• Problem to work on:
Pictures are not part of the copy. Retype the lines from the first one through the line that contains "(283,100) -- (276,475);".

--- start Record list ---

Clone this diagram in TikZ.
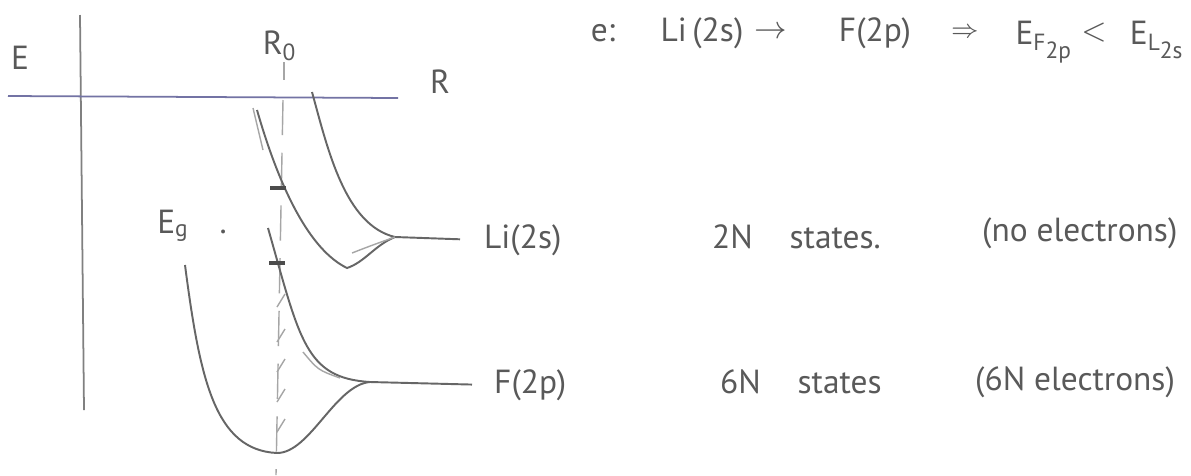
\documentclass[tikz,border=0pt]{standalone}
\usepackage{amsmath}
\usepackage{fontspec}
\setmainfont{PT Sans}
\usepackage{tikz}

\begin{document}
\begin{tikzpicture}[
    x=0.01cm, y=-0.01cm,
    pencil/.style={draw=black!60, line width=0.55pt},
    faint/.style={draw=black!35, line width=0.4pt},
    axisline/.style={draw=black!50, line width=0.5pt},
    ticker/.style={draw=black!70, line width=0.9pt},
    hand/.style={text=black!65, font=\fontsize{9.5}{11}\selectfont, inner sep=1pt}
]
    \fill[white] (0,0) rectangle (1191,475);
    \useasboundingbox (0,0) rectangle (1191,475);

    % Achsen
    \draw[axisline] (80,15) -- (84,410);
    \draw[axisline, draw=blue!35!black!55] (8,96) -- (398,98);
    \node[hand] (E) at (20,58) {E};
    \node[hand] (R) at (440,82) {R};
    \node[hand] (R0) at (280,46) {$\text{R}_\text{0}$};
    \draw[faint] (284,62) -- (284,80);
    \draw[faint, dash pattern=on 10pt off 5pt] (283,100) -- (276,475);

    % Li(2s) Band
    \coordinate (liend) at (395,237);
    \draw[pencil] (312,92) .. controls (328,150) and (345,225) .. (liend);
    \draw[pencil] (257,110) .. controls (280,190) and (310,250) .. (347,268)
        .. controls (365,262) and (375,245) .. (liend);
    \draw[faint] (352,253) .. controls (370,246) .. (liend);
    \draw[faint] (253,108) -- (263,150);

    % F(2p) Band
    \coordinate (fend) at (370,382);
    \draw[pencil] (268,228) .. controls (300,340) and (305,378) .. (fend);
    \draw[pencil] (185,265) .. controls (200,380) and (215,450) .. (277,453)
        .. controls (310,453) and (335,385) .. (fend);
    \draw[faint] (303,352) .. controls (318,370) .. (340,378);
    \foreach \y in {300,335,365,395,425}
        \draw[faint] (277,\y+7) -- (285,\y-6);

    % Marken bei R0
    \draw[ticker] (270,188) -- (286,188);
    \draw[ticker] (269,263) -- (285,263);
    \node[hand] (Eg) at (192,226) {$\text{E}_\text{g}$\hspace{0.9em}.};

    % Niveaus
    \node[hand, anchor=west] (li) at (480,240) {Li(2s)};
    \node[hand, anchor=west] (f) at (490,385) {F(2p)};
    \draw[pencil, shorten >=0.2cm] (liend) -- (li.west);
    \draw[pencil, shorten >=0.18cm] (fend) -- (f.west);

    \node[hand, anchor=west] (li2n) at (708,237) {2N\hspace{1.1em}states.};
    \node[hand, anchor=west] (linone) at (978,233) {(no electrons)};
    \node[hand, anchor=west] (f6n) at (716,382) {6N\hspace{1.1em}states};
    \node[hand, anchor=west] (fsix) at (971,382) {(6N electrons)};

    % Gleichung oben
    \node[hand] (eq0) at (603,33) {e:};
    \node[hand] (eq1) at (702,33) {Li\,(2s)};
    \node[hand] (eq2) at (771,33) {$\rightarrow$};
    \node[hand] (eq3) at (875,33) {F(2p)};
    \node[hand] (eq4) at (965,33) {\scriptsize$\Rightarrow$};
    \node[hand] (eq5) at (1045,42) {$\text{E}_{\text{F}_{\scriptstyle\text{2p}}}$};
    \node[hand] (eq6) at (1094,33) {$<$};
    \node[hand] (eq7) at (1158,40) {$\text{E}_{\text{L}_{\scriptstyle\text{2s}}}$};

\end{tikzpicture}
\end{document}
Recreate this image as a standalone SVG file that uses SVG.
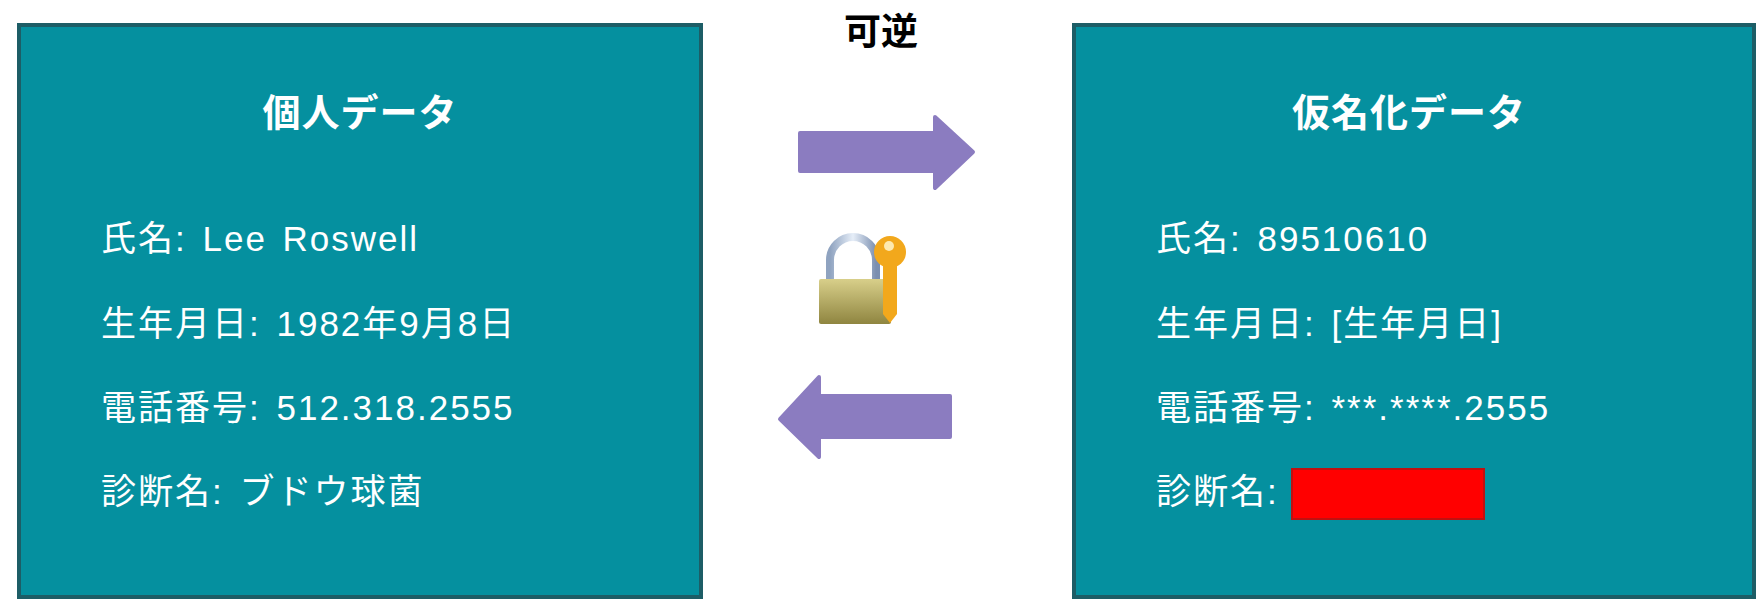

--- end Record list ---

• In response:
Clone this diagram in TikZ.
\documentclass[tikz,border=0pt]{standalone}
\usepackage{amsmath}
\usepackage{fontspec}
\setmainfont{PT Sans}
\usepackage{tikz}

\begin{document}
\begin{tikzpicture}[
    x=0.01cm, y=-0.01cm,
    pencil/.style={draw=black!60, line width=0.55pt},
    faint/.style={draw=black!35, line width=0.4pt},
    axisline/.style={draw=black!50, line width=0.5pt},
    ticker/.style={draw=black!70, line width=0.9pt},
    hand/.style={text=black!65, font=\fontsize{9.5}{11}\selectfont, inner sep=1pt}
]
    \fill[white] (0,0) rectangle (1191,475);
    \useasboundingbox (0,0) rectangle (1191,475);

    % Achsen
    \draw[axisline] (80,15) -- (84,410);
    \draw[axisline, draw=blue!35!black!55] (8,96) -- (398,98);
    \node[hand] (E) at (20,58) {E};
    \node[hand] (R) at (440,82) {R};
    \node[hand] (R0) at (280,46) {$\text{R}_\text{0}$};
    \draw[faint] (284,62) -- (284,80);
    \draw[faint, dash pattern=on 10pt off 5pt] (283,100) -- (276,475);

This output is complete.